TASK OBJECTIVE. Without the pictures, extract every line from the start of the material to the line containing "Serif', 'Times New", both ends included.

[Charts and diagrams as code]
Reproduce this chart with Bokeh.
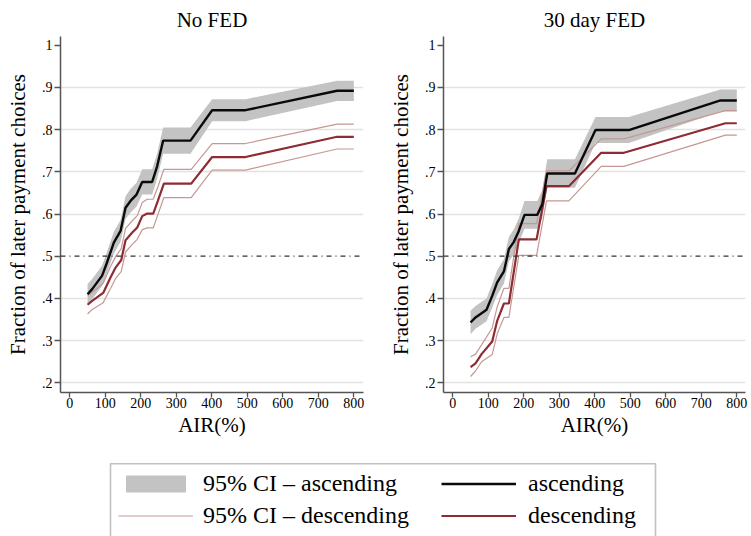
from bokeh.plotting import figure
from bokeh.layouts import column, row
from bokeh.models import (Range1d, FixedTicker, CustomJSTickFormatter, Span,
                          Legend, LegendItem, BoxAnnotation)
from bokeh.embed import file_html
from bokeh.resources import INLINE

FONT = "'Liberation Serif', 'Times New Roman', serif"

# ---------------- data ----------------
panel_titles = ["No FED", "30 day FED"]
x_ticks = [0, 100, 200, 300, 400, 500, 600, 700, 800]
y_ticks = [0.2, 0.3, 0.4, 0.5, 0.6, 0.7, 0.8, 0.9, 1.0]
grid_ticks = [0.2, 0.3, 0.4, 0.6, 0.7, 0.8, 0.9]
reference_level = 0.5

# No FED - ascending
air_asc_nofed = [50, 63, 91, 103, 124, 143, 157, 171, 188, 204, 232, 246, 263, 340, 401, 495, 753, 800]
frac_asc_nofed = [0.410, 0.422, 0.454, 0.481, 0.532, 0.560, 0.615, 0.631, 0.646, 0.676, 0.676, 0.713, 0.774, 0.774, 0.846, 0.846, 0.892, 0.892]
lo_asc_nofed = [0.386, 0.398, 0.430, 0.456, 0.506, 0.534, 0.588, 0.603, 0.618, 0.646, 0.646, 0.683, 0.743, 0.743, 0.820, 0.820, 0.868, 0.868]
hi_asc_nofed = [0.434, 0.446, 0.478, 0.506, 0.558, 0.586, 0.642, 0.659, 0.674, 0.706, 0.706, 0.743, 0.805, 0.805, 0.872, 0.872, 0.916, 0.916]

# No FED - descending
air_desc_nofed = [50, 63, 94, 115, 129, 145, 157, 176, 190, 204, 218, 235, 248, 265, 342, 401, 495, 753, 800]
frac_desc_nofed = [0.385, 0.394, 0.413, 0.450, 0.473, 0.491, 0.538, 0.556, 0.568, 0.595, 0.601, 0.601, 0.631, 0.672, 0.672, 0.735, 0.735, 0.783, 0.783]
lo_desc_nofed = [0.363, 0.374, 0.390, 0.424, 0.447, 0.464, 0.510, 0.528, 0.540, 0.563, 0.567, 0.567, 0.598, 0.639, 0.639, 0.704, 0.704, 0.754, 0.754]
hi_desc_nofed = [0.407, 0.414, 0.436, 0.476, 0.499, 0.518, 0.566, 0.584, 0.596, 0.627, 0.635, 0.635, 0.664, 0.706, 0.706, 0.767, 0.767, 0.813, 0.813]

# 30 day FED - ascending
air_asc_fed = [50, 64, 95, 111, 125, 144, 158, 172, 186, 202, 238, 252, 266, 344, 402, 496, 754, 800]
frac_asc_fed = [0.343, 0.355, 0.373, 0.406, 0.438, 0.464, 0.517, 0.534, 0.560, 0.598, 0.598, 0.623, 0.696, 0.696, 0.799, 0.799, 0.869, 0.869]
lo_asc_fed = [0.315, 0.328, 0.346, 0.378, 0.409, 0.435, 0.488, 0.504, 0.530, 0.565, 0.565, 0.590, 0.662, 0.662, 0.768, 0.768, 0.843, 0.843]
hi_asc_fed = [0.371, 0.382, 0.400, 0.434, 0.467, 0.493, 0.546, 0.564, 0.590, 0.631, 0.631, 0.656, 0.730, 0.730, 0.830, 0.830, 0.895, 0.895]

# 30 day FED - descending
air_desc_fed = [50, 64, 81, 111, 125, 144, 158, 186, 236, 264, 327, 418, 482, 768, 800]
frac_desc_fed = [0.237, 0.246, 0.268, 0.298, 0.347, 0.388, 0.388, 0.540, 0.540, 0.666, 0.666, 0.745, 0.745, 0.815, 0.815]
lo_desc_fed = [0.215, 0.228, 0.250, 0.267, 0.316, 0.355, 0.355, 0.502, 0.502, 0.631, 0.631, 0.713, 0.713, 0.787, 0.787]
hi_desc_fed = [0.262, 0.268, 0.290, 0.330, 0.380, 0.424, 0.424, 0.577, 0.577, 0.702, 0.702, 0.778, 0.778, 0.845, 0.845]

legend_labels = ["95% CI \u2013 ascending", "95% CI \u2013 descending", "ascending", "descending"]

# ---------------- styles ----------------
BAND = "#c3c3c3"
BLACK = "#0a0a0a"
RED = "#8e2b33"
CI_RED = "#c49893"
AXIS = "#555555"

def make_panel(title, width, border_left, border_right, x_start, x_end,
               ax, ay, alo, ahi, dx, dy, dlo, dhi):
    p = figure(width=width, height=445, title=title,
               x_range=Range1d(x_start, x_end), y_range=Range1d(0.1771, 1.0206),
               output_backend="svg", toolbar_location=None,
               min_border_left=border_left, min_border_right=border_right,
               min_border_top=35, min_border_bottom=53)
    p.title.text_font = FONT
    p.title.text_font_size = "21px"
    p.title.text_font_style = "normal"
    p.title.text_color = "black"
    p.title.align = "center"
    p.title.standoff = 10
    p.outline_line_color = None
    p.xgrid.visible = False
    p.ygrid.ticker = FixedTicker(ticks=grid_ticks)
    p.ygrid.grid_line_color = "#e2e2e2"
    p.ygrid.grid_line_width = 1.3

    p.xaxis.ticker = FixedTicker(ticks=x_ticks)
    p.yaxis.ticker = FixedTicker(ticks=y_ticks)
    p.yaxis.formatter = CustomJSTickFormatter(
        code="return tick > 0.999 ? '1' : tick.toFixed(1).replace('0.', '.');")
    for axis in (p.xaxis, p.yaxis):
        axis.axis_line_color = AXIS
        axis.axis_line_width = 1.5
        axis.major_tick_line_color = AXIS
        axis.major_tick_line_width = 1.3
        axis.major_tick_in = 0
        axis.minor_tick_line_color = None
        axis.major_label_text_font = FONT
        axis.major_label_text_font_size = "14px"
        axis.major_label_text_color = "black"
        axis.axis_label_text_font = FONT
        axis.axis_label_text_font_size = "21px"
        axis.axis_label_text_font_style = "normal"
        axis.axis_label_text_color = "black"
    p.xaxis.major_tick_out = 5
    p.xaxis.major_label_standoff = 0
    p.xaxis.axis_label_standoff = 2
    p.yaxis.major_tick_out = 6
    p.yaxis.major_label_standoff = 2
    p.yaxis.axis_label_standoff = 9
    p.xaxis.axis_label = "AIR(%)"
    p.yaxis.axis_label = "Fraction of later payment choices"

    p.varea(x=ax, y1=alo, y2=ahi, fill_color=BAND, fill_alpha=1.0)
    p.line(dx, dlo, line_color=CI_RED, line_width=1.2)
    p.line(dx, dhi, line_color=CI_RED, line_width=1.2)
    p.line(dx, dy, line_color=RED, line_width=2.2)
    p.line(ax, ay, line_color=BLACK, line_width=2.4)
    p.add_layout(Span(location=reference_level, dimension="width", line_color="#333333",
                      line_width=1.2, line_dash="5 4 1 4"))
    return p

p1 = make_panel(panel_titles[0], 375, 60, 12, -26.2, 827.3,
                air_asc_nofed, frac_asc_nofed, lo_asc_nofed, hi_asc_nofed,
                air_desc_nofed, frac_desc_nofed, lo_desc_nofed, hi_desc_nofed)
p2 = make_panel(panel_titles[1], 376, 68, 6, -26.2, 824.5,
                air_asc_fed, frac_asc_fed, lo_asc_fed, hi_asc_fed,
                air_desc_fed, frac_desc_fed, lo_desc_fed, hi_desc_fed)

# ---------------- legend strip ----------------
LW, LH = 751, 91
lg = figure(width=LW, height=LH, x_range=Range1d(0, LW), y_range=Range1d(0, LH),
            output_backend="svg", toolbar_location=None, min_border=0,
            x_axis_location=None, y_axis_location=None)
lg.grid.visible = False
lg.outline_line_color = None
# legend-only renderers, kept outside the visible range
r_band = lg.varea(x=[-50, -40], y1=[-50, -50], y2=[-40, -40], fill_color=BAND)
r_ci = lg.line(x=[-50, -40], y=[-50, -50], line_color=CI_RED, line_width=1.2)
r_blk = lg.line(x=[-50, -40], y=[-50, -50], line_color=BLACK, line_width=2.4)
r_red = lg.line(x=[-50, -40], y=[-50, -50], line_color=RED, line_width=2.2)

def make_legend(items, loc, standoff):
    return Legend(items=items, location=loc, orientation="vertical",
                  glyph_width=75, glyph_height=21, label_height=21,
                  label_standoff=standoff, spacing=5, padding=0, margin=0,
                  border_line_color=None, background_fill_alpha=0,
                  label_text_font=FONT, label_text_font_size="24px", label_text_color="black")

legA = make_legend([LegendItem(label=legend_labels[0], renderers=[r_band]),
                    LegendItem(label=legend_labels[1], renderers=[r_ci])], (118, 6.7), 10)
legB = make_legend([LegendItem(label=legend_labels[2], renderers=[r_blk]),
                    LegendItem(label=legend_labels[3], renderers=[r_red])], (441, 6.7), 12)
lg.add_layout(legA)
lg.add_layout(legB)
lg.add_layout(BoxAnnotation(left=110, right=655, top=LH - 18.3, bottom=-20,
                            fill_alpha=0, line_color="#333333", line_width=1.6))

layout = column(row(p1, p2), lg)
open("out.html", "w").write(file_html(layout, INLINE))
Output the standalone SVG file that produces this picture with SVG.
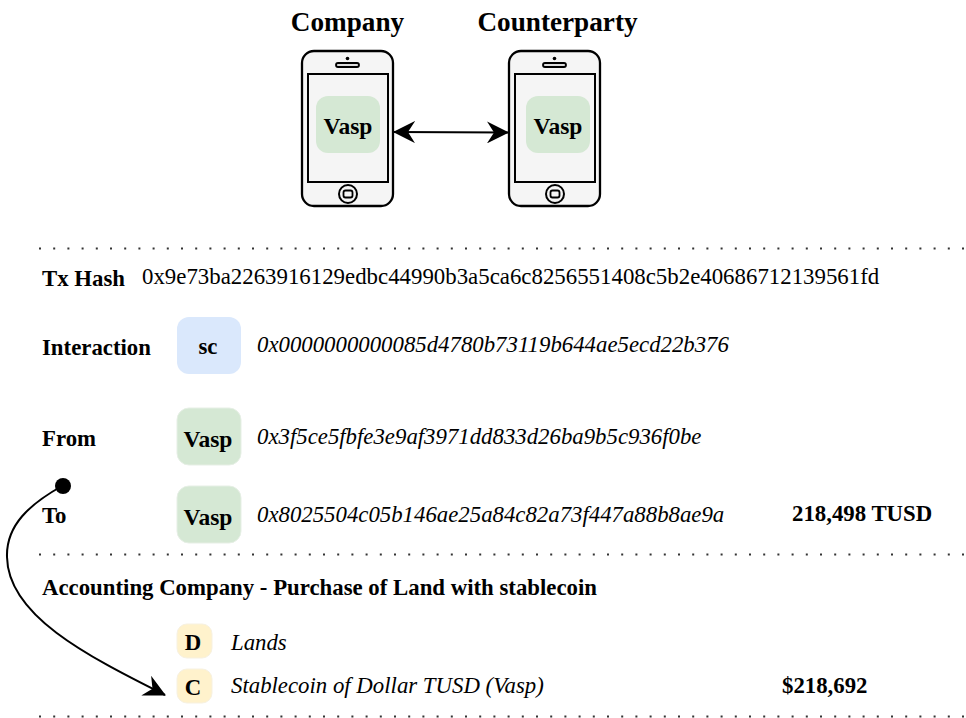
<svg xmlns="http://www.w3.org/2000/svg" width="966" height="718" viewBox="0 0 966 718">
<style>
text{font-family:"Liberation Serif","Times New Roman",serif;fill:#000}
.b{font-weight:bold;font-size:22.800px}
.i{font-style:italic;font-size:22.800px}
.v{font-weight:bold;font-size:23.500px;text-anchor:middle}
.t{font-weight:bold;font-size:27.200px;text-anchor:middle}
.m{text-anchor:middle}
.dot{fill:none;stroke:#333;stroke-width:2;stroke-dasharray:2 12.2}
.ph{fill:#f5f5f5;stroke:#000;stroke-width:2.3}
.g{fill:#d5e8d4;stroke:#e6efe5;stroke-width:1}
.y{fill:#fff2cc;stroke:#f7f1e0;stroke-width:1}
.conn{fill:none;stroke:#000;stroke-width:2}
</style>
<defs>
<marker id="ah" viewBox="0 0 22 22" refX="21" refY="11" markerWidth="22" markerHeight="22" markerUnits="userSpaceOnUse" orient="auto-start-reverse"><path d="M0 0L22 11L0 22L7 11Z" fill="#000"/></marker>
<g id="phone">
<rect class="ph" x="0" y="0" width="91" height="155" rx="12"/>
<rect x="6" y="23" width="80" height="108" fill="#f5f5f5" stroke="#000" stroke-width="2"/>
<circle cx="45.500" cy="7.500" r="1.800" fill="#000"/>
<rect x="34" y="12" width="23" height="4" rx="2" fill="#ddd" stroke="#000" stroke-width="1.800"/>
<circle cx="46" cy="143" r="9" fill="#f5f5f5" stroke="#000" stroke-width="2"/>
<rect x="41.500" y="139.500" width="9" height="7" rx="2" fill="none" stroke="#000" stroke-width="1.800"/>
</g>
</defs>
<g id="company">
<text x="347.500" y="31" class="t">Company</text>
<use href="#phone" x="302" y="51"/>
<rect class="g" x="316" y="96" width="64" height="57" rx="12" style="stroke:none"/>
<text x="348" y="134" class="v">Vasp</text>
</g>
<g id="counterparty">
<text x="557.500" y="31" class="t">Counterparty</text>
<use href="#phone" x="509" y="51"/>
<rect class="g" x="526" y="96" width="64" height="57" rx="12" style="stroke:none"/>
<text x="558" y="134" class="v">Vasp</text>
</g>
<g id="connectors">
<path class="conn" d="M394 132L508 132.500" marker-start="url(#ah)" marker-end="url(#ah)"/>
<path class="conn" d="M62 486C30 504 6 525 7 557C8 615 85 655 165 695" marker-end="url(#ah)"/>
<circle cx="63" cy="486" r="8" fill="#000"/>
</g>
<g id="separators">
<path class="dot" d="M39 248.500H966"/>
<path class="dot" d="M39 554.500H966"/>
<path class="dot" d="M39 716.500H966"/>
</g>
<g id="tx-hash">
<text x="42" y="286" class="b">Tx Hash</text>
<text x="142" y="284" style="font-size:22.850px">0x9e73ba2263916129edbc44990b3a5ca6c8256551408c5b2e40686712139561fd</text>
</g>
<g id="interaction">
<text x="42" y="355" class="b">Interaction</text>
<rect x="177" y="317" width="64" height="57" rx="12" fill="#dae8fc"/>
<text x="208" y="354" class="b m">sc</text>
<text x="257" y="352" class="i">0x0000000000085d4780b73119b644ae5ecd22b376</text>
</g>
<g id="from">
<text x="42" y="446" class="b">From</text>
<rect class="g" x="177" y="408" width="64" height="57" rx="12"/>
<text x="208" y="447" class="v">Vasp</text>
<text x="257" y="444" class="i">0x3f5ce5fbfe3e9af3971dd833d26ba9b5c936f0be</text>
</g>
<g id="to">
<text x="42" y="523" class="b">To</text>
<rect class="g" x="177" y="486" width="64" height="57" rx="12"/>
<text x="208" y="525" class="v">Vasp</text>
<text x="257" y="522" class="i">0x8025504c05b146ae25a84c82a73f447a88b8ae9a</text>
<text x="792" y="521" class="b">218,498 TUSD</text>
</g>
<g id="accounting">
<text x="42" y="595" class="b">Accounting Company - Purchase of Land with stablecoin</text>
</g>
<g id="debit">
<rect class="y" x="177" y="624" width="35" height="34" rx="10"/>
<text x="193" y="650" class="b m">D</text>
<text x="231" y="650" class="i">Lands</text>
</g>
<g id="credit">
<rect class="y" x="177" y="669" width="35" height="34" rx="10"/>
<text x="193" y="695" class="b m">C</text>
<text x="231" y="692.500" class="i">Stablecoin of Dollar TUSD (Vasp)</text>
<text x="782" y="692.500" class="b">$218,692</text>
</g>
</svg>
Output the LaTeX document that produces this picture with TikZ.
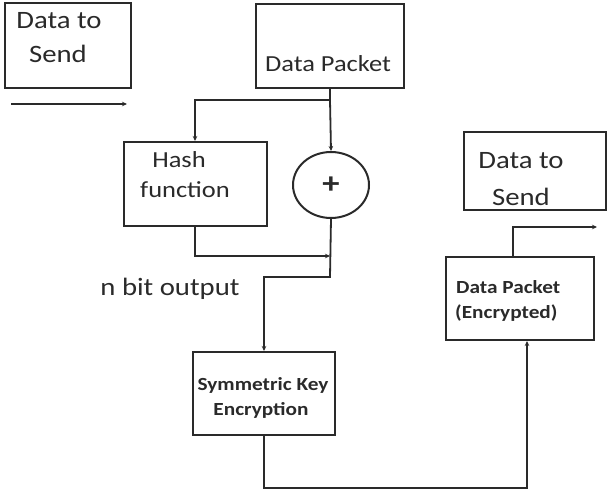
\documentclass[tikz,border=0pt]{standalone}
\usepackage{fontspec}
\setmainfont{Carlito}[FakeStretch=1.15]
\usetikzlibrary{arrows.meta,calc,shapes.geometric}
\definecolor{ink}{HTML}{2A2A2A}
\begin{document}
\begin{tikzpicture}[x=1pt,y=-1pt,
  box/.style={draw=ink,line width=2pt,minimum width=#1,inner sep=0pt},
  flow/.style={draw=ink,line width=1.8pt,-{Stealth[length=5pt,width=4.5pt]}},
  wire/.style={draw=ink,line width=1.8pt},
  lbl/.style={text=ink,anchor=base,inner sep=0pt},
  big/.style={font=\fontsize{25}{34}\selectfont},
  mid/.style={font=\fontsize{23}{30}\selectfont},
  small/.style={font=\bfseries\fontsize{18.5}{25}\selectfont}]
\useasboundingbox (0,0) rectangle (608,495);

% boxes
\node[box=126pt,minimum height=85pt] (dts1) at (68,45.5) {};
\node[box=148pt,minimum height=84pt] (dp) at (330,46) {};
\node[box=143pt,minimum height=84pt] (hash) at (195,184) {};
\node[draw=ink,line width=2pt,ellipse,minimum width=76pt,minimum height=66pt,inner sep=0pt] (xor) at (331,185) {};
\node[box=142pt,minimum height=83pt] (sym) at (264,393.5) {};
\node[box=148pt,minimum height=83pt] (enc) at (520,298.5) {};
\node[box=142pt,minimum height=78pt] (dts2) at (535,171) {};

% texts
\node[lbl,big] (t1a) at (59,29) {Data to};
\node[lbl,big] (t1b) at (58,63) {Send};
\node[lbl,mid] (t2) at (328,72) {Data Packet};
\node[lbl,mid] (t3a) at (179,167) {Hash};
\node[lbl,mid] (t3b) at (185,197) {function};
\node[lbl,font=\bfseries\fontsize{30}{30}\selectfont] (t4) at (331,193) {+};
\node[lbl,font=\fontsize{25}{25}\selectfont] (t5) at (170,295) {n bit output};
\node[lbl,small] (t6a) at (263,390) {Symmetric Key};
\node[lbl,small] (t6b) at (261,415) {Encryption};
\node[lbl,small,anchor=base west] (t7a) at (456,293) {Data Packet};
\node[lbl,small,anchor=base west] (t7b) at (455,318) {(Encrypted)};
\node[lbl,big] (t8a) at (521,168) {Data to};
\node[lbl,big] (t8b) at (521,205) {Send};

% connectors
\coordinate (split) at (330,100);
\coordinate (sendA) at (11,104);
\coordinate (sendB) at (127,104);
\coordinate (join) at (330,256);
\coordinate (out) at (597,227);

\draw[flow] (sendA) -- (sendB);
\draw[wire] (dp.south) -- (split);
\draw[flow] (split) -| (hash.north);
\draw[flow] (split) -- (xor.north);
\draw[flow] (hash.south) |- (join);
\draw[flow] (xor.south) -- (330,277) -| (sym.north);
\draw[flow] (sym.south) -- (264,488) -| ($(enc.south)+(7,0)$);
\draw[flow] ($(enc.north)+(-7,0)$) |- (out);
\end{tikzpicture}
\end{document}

WORKED SOLUTION.
Reproduce this chart with Bokeh.
from bokeh.plotting import figure
from bokeh.layouts import column, row
from bokeh.models import (Range1d, FixedTicker, CustomJSTickFormatter, Span,
                          Legend, LegendItem, BoxAnnotation)
from bokeh.embed import file_html
from bokeh.resources import INLINE

FONT = "'Liberation Serif', 'Times New Roman', serif"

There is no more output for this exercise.